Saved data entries
===

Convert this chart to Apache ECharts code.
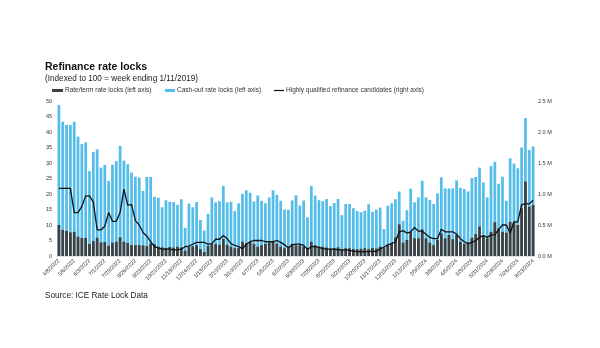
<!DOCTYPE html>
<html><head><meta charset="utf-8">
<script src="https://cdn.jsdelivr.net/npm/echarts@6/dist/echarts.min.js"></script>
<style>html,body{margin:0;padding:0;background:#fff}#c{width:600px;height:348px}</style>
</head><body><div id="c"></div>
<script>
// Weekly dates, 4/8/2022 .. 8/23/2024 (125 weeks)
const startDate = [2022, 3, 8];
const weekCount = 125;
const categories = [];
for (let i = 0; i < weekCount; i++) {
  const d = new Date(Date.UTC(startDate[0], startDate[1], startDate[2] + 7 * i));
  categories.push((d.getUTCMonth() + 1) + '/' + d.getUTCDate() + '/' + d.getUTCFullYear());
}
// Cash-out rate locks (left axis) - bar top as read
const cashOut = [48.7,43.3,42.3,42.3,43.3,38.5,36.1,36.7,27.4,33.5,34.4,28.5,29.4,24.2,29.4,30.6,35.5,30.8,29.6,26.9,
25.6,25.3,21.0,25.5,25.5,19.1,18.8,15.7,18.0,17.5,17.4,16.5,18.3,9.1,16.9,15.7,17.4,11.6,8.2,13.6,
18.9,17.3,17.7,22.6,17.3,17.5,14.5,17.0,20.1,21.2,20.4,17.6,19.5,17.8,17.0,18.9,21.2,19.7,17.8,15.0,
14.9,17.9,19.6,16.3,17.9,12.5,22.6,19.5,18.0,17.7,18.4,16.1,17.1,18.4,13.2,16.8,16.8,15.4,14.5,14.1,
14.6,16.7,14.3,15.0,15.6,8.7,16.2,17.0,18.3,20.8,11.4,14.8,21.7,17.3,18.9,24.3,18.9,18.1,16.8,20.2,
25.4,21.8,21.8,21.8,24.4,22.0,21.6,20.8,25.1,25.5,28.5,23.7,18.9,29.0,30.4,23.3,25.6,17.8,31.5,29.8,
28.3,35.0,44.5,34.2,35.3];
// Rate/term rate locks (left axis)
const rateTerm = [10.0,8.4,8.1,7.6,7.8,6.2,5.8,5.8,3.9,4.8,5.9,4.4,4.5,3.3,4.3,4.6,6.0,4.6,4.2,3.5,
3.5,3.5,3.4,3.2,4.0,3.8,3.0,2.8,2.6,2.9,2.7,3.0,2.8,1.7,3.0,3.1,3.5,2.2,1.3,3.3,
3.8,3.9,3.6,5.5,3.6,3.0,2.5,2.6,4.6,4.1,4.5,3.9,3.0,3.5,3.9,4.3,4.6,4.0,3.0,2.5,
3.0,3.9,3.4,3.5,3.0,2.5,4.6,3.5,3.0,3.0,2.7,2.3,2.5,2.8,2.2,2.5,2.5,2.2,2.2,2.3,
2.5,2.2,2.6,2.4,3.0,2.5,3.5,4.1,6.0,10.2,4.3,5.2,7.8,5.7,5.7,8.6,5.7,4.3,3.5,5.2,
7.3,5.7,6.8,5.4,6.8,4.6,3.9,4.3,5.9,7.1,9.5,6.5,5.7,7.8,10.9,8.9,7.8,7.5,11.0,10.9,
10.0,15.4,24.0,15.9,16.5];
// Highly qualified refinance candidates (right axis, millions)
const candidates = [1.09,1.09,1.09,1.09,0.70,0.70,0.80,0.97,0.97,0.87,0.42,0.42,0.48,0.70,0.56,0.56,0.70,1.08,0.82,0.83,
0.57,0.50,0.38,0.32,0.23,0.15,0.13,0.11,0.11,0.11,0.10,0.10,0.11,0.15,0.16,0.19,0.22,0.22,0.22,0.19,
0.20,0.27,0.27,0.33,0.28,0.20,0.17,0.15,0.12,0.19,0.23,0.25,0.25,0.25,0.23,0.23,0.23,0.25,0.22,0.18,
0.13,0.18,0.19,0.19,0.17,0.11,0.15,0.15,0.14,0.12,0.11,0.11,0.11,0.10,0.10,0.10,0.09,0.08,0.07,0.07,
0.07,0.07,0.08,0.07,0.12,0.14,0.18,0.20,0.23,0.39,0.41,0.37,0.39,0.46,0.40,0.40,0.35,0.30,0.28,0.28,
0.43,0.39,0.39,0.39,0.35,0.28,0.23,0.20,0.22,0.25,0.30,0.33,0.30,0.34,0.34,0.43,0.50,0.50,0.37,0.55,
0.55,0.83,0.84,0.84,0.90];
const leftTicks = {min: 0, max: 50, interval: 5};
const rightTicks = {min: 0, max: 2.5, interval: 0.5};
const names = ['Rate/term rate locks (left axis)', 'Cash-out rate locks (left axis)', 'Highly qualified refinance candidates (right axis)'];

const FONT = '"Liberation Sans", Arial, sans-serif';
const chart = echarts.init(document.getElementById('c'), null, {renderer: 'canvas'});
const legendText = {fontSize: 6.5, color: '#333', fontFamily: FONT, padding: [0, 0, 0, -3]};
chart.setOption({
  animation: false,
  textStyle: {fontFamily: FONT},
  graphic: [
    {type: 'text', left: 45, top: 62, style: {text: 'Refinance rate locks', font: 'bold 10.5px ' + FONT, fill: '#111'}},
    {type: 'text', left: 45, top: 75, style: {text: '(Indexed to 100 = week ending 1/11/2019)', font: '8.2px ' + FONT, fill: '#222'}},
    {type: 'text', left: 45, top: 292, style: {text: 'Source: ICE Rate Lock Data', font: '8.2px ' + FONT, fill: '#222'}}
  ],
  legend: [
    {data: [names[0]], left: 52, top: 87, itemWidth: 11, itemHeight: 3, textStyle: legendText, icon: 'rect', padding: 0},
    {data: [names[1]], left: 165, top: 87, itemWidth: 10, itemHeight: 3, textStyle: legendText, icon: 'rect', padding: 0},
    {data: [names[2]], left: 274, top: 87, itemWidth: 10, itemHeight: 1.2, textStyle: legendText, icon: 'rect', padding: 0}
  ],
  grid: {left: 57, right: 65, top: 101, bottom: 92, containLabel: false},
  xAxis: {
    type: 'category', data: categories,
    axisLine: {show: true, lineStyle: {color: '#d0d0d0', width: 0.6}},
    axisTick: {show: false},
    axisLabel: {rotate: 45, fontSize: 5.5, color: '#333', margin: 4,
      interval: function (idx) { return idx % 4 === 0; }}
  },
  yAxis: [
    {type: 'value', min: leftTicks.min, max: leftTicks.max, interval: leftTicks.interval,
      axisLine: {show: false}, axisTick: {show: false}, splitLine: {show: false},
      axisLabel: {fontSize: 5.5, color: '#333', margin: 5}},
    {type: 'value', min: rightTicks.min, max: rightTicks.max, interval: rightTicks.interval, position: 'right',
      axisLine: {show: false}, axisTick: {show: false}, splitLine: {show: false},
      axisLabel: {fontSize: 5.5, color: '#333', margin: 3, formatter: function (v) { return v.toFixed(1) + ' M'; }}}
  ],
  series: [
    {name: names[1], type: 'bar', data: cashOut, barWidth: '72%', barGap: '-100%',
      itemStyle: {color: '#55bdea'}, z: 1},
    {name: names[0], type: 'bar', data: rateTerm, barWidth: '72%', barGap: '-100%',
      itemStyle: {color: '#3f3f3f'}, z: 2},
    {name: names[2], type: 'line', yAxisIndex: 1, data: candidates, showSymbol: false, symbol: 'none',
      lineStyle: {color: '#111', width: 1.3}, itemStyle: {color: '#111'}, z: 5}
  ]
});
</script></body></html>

===

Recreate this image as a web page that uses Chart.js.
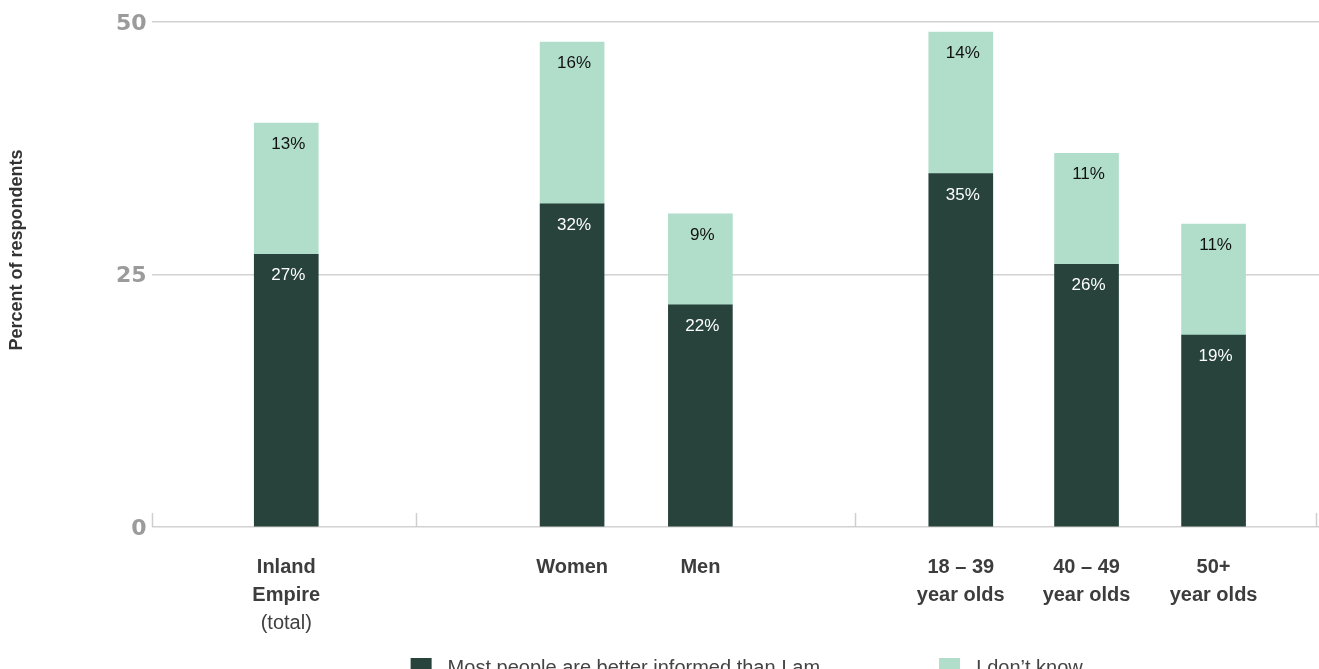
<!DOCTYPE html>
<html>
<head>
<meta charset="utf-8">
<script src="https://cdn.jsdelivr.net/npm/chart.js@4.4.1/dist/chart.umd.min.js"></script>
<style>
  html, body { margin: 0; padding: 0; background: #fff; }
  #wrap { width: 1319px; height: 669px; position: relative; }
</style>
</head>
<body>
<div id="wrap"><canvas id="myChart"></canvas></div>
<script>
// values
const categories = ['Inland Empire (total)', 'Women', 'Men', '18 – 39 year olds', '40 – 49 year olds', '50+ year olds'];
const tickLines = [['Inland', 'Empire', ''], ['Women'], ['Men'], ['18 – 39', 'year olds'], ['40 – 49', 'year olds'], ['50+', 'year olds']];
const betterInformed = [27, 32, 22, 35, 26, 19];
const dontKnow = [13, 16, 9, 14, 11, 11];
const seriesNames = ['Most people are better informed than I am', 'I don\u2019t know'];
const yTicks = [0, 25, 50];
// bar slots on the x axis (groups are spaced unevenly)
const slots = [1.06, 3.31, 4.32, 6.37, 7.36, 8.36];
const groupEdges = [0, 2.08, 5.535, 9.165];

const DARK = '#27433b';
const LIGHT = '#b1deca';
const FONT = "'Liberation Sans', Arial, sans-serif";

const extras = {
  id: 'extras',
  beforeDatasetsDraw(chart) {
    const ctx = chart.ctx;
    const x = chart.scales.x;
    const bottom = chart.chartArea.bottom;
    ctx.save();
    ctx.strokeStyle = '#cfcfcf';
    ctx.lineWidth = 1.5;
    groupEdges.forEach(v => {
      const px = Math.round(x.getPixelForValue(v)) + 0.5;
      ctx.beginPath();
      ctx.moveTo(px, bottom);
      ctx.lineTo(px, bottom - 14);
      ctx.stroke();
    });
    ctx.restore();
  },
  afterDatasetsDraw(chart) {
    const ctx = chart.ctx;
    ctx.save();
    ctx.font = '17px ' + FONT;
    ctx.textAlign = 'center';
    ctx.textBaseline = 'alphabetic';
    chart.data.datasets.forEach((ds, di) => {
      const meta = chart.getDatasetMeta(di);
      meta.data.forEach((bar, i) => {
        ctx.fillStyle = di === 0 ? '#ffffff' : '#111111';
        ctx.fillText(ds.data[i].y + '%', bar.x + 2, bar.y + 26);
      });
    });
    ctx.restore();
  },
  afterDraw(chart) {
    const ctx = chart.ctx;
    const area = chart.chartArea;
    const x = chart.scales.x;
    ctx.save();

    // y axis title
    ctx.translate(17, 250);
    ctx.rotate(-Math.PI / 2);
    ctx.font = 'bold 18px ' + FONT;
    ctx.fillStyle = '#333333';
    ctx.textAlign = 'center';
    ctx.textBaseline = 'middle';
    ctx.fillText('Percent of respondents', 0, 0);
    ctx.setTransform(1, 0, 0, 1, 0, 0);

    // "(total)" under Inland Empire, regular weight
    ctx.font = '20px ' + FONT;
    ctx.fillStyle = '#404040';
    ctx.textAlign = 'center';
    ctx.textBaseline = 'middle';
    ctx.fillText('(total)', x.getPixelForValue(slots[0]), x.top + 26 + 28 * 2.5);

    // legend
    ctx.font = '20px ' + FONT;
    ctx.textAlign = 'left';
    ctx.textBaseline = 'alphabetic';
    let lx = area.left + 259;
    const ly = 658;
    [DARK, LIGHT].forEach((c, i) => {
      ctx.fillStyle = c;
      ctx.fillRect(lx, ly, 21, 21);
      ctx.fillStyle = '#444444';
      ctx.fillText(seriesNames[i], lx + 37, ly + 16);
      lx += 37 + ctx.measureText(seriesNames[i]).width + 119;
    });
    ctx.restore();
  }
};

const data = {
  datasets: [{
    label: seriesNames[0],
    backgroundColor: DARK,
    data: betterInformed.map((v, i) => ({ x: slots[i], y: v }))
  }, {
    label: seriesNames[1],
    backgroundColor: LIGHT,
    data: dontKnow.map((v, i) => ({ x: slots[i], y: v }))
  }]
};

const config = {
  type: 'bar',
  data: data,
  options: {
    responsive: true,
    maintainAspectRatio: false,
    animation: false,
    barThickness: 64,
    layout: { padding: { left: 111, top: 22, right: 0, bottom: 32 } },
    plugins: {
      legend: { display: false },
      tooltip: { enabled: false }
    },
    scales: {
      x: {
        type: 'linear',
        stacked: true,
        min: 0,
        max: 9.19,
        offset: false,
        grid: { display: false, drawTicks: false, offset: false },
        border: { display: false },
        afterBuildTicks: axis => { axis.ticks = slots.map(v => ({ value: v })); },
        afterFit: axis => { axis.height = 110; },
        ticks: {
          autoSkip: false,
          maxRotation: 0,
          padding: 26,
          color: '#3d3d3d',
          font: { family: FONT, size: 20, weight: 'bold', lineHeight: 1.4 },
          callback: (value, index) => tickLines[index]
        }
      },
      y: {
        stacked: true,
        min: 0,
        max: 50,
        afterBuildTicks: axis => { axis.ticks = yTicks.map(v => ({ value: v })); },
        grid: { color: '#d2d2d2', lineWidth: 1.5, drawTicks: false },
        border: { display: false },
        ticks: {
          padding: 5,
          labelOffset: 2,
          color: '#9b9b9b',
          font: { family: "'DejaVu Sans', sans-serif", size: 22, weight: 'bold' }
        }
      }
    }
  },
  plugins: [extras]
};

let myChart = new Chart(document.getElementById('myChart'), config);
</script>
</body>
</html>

===

### Exercise
Pick out each line above that includes "this" and show it.

### In response
Convert this chart to Apache ECharts code.
Recreate this image as a web page that uses Chart.js.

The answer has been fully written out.